Lewandowski did time with the Republican National Committee and U.S. Senator Robert C. Smith, as well as the Koch brothers political-advocacy group, Americans for Prosperity, before joining the Trump campaign in 2015.
He is a man of contradictions. Lewandowski has been entrenched in Republican politics for 30 years and worked closely with the free-trade-advocating Koch brothers, but he seems to believe that Trump has forever changed the way D.C. operates.
And it isn't just Republicans, he said. Trump's pervasive messaging extends to the Democratic Party as well. If the left wants to win in 2020, they're going to have to run a relative outsider.
"If I were a Democratic operative, I would pick a person who matches up best to Trump. whose core competency aligns with what his core competency is," said Lewandowski.
What is that competency?
"He's the richest man ever to serve as president of the United States."
That's why Lewandowski believes former New York City mayor and Bloomberg LP founder Michael Bloomberg would pose a formidable challenge to Trump in 2020.
"If you said to me, 'I've got a progressive candidate who has 100 percent name ID, who has a television station named after him, that's an American success story and has been the mayor of the largest city in the country,' and you said he's a candidate? I'd say 'that's a great candidate,'" said Lewandowski. Bloomberg has indicated that he will decide on a run by early 2019.
It's unclear, however, if Lewandowski truly believes that Bloomberg could win a general election or if this is the candidate he wants the president to go up against.

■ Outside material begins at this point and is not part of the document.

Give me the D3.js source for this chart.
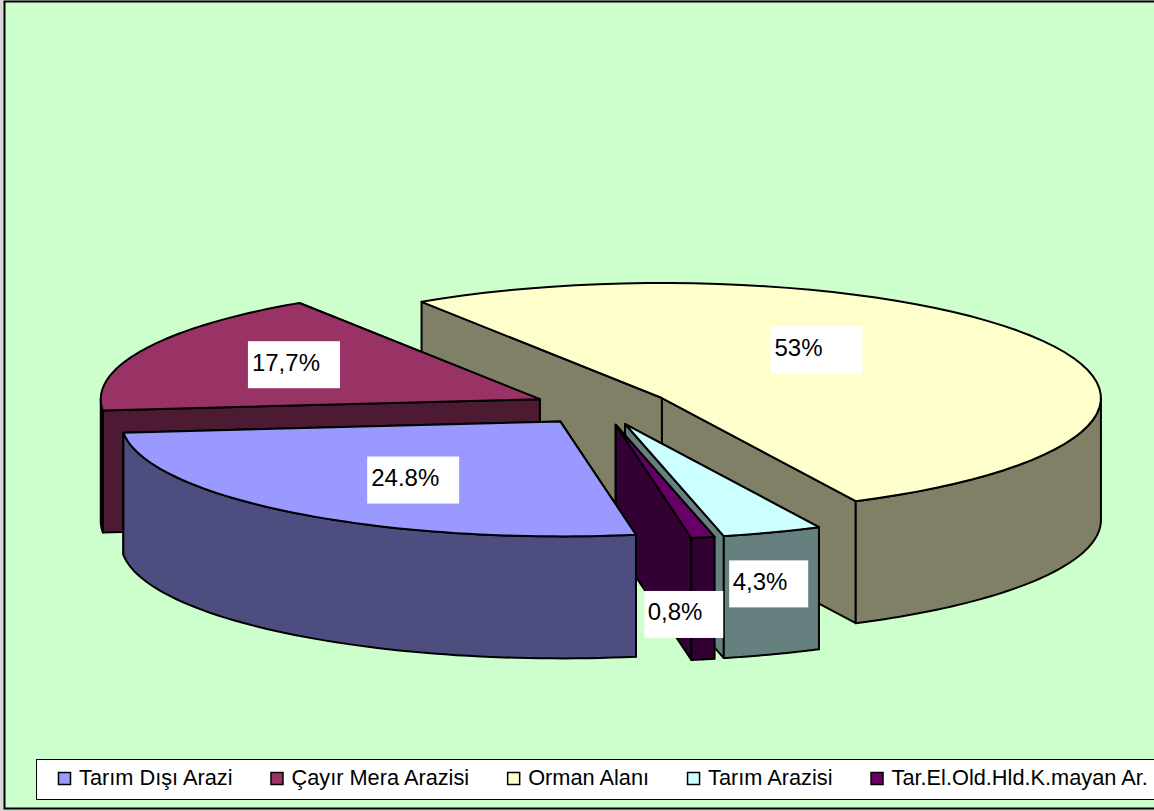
<!DOCTYPE html>
<html>
<head>
<meta charset="utf-8">
<script src="https://cdnjs.cloudflare.com/ajax/libs/d3/7.8.5/d3.min.js"></script>
<style>
  html, body { margin: 0; padding: 0; background: #d9d9d9; overflow: hidden; }
  svg { display: block; }
  text { font-family: "Liberation Sans", Arial, sans-serif; fill: #000; }
</style>
</head>
<body>
<svg id="chart" width="1154" height="811"></svg>
<script>
const categories = ['Tarım Dışı Arazi', 'Çayır Mera Arazisi', 'Orman Alanı', 'Tarım Arazisi', 'Tar.El.Old.Hld.K.mayan Ar.'];
// the printed labels do not add up to the wedges that are drawn, so both are kept
const shareLabels = ['24.8%', '17,7%', '53%', '4,3%', '0,8%'];
const wedgeShares = [26.2, 17.34, 51.95, 3.67, 0.85];
const colors = ['#9999ff', '#993366', '#ffffcc', '#ccffff', '#660066'];

const width = 1154;
const height = 811;
const cx = 602;
const cy = 407;
const rx = 439;
const ry = 115;
const depth = 122;
const explode = 69;
const firstAngle = -33.2 * Math.PI / 180; // Orman Alanı starts here
const frontAngle = Math.PI / 2;

// label boxes, centre relative to the wedge apex in radius units
const labelSpots = [[-0.335, 0.51], [-0.56, -0.3], [0.352, -0.42], [0.327, 1.39], [0.155, 1.65]];

const svg = d3.select('#chart');

svg.append('rect')
  .attr('x', 4.5).attr('y', 1.5)
  .attr('width', width).attr('height', 807)
  .attr('fill', '#ccffcc')
  .attr('stroke', '#000')
  .attr('stroke-width', 2);

// wedges start at Orman Alanı and run clockwise, same order as the sheet
const order = [2, 3, 4, 0, 1];
const pie = d3.pie()
  .value(d => wedgeShares[d])
  .sort((a, b) => order.indexOf(a) - order.indexOf(b))
  .startAngle(firstAngle)
  .endAngle(firstAngle + 2 * Math.PI);

const slices = pie(categories.map((d, i) => i));

const darker = c => {
  const rgb = d3.rgb(c);
  return d3.rgb(rgb.r / 2, rgb.g / 2, rgb.b / 2).formatHex();
};

const rim = (s, a) => [s.x + rx * Math.sin(a), s.y - ry * Math.cos(a)];
const arcPoints = (s, a0, a1) => d3.range(0, 61).map(k => rim(s, a0 + (a1 - a0) * k / 60));
const lowered = pts => pts.map(p => [p[0], p[1] + depth]);
const line = d3.line();

slices.forEach(s => {
  const mid = (s.startAngle + s.endAngle) / 2;
  s.x = cx + explode * Math.sin(mid);
  s.y = cy - explode * Math.cos(mid) * ry / rx;
});

const drawOrder = [2, 1, 3, 4, 0];

const groups = svg.selectAll('.wedge')
  .data(drawOrder.map(i => slices.find(s => s.data === i)))
  .enter().append('g')
  .attr('class', 'wedge');

groups.each(function(s) {
  const g = d3.select(this);
  const color = colors[s.data];
  const wall = darker(color);
  const apex = [s.x, s.y];

  // radial walls, the one further back goes down first
  [s.startAngle, s.endAngle]
    .sort((a, b) => rim(s, a)[1] - rim(s, b)[1])
    .forEach(a => {
      const p = rim(s, a);
      g.append('path')
        .attr('d', line([apex, p, [p[0], p[1] + depth], [apex[0], apex[1] + depth]]) + 'Z')
        .attr('fill', wall)
        .attr('stroke', '#000')
        .attr('stroke-width', 2)
        .attr('stroke-linejoin', 'round');
    });

  // outer wall, only the part that faces the viewer
  const a0 = Math.max(s.startAngle, frontAngle);
  const a1 = Math.min(s.endAngle, frontAngle + Math.PI);
  if (a1 > a0) {
    const top = arcPoints(s, a0, a1);
    g.append('path')
      .attr('d', line(top.concat(lowered(top).reverse())) + 'Z')
      .attr('fill', wall)
      .attr('stroke', '#000')
      .attr('stroke-width', 2)
      .attr('stroke-linejoin', 'round');
  }

  g.append('path')
    .attr('d', line([apex].concat(arcPoints(s, s.startAngle, s.endAngle))) + 'Z')
    .attr('fill', color)
    .attr('stroke', '#000')
    .attr('stroke-width', 2)
    .attr('stroke-linejoin', 'round');
});

// data labels on white boxes
const labels = svg.selectAll('.share-label')
  .data(slices)
  .enter().append('g')
  .attr('class', 'share-label')
  .attr('transform', s => {
    const spot = labelSpots[s.data];
    return `translate(${s.x + spot[0] * rx},${s.y + spot[1] * ry})`;
  });

labels.append('rect')
  .attr('x', s => s.data === 3 || s.data === 4 ? -39.5 : -46)
  .attr('y', -23.5)
  .attr('width', s => s.data === 3 || s.data === 4 ? 79 : 92)
  .attr('height', 47)
  .attr('fill', '#fff');

labels.append('text')
  .attr('x', s => s.data === 3 || s.data === 4 ? -36 : -42)
  .attr('y', 6)
  .attr('font-size', 24)
  .text(s => shareLabels[s.data]);

// legend
const legend = svg.append('g');

legend.append('rect')
  .attr('x', 36.5).attr('y', 759.5)
  .attr('width', 1140).attr('height', 40)
  .attr('fill', '#fff')
  .attr('stroke', '#000')
  .attr('stroke-width', 1);

let legendX = 58;
categories.forEach((name, i) => {
  legend.append('rect')
    .attr('x', legendX + 0.5).attr('y', 772.5)
    .attr('width', 12).attr('height', 12)
    .attr('fill', colors[i])
    .attr('stroke', '#000')
    .attr('stroke-width', 1.5);

  const label = legend.append('text')
    .attr('x', legendX + 21)
    .attr('y', 785)
    .attr('font-size', 21.75)
    .text(name);

  legendX += 21 + label.node().getComputedTextLength() + 38;
});
</script>
</body>
</html>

Trump has already launched his name-calling campaign against his possible opponent. "I'd love to run against Little Michael," the president told the New York Post of Bloomberg, who is 5'8". "I would love to run against him. He's been fighting me hard. He spent $100 million against me—that didn't work. He spent a lot of money last night against [Mississippi Senator] Cindy Hyde-Smith. That didn't work out so well."
The tactic is a classic Trump move that has "Lewandowski" written all over it.